▶ _Description of the task_:
Find the string "this" and gather every line that holds it.

▶ _Given records_:
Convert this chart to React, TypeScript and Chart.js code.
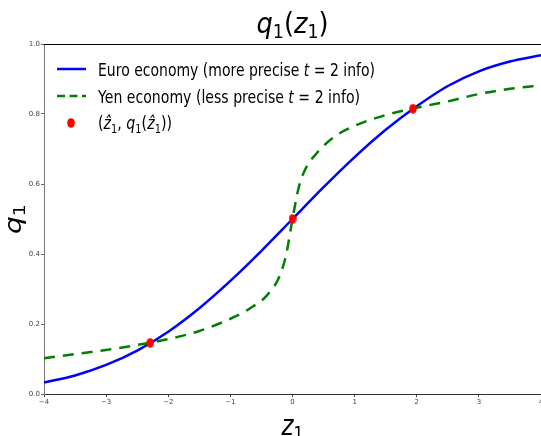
import { useEffect, useRef } from 'react';
import { Chart, registerables } from 'chart.js';
Chart.register(...registerables);

const euroZ = [-4, -3.5, -3, -2.5, -2, -1.5, -1, -0.5, 0, 0.5, 1, 1.5, 2, 2.5, 3, 3.5, 4];
const euroQ = [0.033, 0.053, 0.083, 0.124, 0.178, 0.245, 0.323, 0.409, 0.5, 0.591, 0.677, 0.755, 0.822, 0.88, 0.922, 0.95, 0.968];
const yenZ = [-4, -3.5, -3, -2.5, -2, -1.5, -1, -0.7, -0.4, -0.2, -0.1, 0, 0.1, 0.2, 0.4, 0.7, 1, 1.5, 2, 2.5, 3, 3.5, 4];
const yenQ = [0.102, 0.114, 0.126, 0.14, 0.157, 0.18, 0.215, 0.243, 0.284, 0.34, 0.4, 0.5, 0.59, 0.64, 0.69, 0.738, 0.766, 0.797, 0.818, 0.836, 0.857, 0.872, 0.882];
const markZ = [-2.29, 0, 1.94];
const markQ = [0.146, 0.5, 0.815];
const xTickValues = [-4, -3, -2, -1, 0, 1, 2, 3, 4];
const yTickValues = [0, 0.2, 0.4, 0.6, 0.8, 1.0];
const seriesLabels = ['Euro economy (more precise t = 2 info)', 'Yen economy (less precise t = 2 info)', '(ẑ₁, q₁(ẑ₁))'];

const FAM = '"DejaVu Sans"';
type Seg = { t: string; f: string; dy?: number };

function drawRich(ctx: CanvasRenderingContext2D, segs: Seg[], x: number, y: number, target: number | null, align: 'left' | 'center') {
  ctx.save();
  ctx.textBaseline = 'alphabetic';
  ctx.textAlign = 'left';
  let W = 0;
  const ws: number[] = [];
  for (const s of segs) {
    ctx.font = s.f;
    const w = ctx.measureText(s.t).width;
    ws.push(w);
    W += w;
  }
  const sx = target ? target / W : 1;
  const x0 = align === 'center' ? x - (W * sx) / 2 : x;
  ctx.translate(x0, y);
  ctx.scale(sx, 1);
  let cx = 0;
  segs.forEach((s, i) => {
    ctx.font = s.f;
    ctx.fillText(s.t, cx, s.dy || 0);
    cx += ws[i];
  });
  ctx.restore();
}

function makeDot(): HTMLCanvasElement {
  const c = document.createElement('canvas');
  c.width = 8;
  c.height = 10;
  const g = c.getContext('2d')!;
  g.fillStyle = '#ff0000';
  g.beginPath();
  g.ellipse(4, 5, 3.8, 4.8, 0, 0, Math.PI * 2);
  g.fill();
  return c;
}

export default function App() {
  const ref = useRef<HTMLCanvasElement | null>(null);
  useEffect(() => {
    const canvas = ref.current!;
    const dot = makeDot();
    const it = (n: number) => `italic ${n}px ${FAM}`;
    const rg = (n: number) => `${n}px ${FAM}`;

    const decor = {
      id: 'decor',
      afterDraw(chart: any) {
        const ctx: CanvasRenderingContext2D = chart.ctx;
        const ca = chart.chartArea;
        ctx.save();
        ctx.strokeStyle = '#000';
        ctx.lineWidth = 1;
        ctx.beginPath();
        ctx.moveTo(ca.left, ca.top + 0.5);
        ctx.lineTo(ca.right + 10, ca.top + 0.5);
        ctx.stroke();
        ctx.fillStyle = '#000';
        const T = 28, S = 19;
        drawRich(ctx, [
          { t: 'q', f: it(T) }, { t: '1', f: rg(S), dy: 5 }, { t: '(', f: rg(T) },
          { t: 'z', f: it(T) }, { t: '1', f: rg(S), dy: 5 }, { t: ')', f: rg(T) },
        ], (ca.left + ca.right) / 2, 33, 72, 'center');
        drawRich(ctx, [{ t: 'z', f: it(T) }, { t: '1', f: rg(S), dy: 5 }], (ca.left + ca.right) / 2, 435, 22, 'center');
        ctx.save();
        ctx.translate(21, (ca.top + ca.bottom) / 2);
        ctx.scale(0.82, 1);
        ctx.rotate(-Math.PI / 2);
        drawRich(ctx, [{ t: 'q', f: it(T) }, { t: '1', f: rg(S), dy: 5 }], 0, 0, null, 'center');
        ctx.restore();
        const ds = chart.data.datasets;
        const L = 18, LS = 12.5;
        ctx.lineWidth = 2.5;
        ctx.strokeStyle = ds[0].borderColor;
        ctx.beginPath();
        ctx.moveTo(57, 69);
        ctx.lineTo(86, 69);
        ctx.stroke();
        ctx.strokeStyle = ds[1].borderColor;
        ctx.setLineDash([8, 4.5]);
        ctx.beginPath();
        ctx.moveTo(57, 96);
        ctx.lineTo(86, 96);
        ctx.stroke();
        ctx.setLineDash([]);
        ctx.drawImage(dot, 71 - 4, 123 - 5);
        ctx.fillStyle = '#000';
        drawRich(ctx, [{ t: 'Euro economy (more precise ', f: rg(L) }, { t: 't', f: it(L) }, { t: ' = 2 info)', f: rg(L) }], 98, 75.5, 277, 'left');
        drawRich(ctx, [{ t: 'Yen economy (less precise ', f: rg(L) }, { t: 't', f: it(L) }, { t: ' = 2 info)', f: rg(L) }], 98, 102.5, 262, 'left');
        drawRich(ctx, [
          { t: '(', f: rg(L) }, { t: 'ẑ', f: it(L) }, { t: '1', f: rg(LS), dy: 4 }, { t: ', ', f: rg(L) },
          { t: 'q', f: it(L) }, { t: '1', f: rg(LS), dy: 4 }, { t: '(', f: rg(L) }, { t: 'ẑ', f: it(L) },
          { t: '1', f: rg(LS), dy: 4 }, { t: '))', f: rg(L) },
        ], 98, 129, 74, 'left');
        ctx.restore();
      },
    };

    const chart = new Chart(canvas, {
      type: 'line',
      data: {
        datasets: [
          {
            label: seriesLabels[0],
            data: euroZ.map((z, i) => ({ x: z, y: euroQ[i] })),
            borderColor: '#0000ff',
            borderWidth: 2.5,
            pointRadius: 0,
            cubicInterpolationMode: 'monotone',
            order: 2,
          },
          {
            label: seriesLabels[1],
            data: yenZ.map((z, i) => ({ x: z, y: yenQ[i] })),
            borderColor: '#008000',
            borderWidth: 2.5,
            borderDash: [11, 8],
            pointRadius: 0,
            cubicInterpolationMode: 'monotone',
            order: 1,
          },
          {
            label: seriesLabels[2],
            data: markZ.map((z, i) => ({ x: z, y: markQ[i] })),
            showLine: false,
            pointStyle: dot,
            pointRadius: 4,
            backgroundColor: '#ff0000',
            borderColor: '#ff0000',
            order: 0,
          },
        ] as any,
      },
      options: {
        animation: false,
        responsive: false,
        devicePixelRatio: 1,
        layout: { padding: { top: 44, right: 9, left: 0, bottom: 0 } },
        plugins: { legend: { display: false }, title: { display: false }, tooltip: { enabled: false } },
        scales: {
          x: {
            type: 'linear',
            min: -4,
            max: 4,
            afterFit: (s: any) => { s.height = 42; },
            afterBuildTicks: (s: any) => { s.ticks = xTickValues.map((v) => ({ value: v })); },
            ticks: {
              font: { size: 7, family: FAM },
              color: '#444',
              padding: 1,
              maxRotation: 0,
              autoSkip: false,
              callback: (v: any) => String(v).replace('-', '\u2212'),
            },
            grid: { display: true, drawOnChartArea: false, drawTicks: true, tickLength: 3, color: '#444' },
            border: { display: true, color: '#333', width: 1 },
          },
          y: {
            type: 'linear',
            min: 0,
            max: 1,
            afterFit: (s: any) => { s.width = 44; },
            afterBuildTicks: (s: any) => { s.ticks = yTickValues.map((v) => ({ value: v })); },
            ticks: {
              font: { size: 7, family: FAM },
              color: '#444',
              padding: 1,
              callback: (v: any) => Number(v).toFixed(1),
            },
            grid: { display: true, drawOnChartArea: false, drawTicks: true, tickLength: 3, color: '#666' },
            border: { display: true, color: '#777', width: 1 },
          },
        },
      } as any,
      plugins: [decor],
    });
    return () => chart.destroy();
  }, []);
  return (
    <div style={{ position: 'fixed', left: 0, top: 0, width: 550, height: 436, overflow: 'hidden', background: '#fff' }}>
      <canvas ref={ref} width={550} height={436} style={{ display: 'block', width: 550, height: 436 }} />
    </div>
  );
}
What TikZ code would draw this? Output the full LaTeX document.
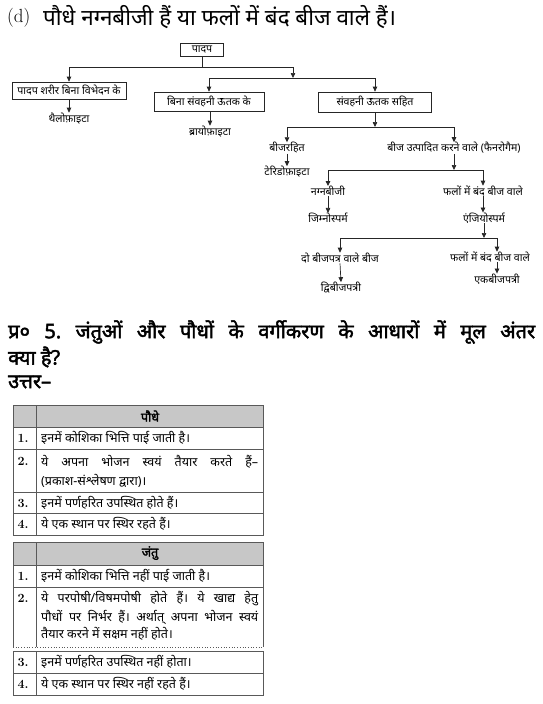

▶ _Exercise solution_:
Convert this chart to React, TypeScript and Chart.js code.
What TikZ code would draw this? Output the full LaTeX document.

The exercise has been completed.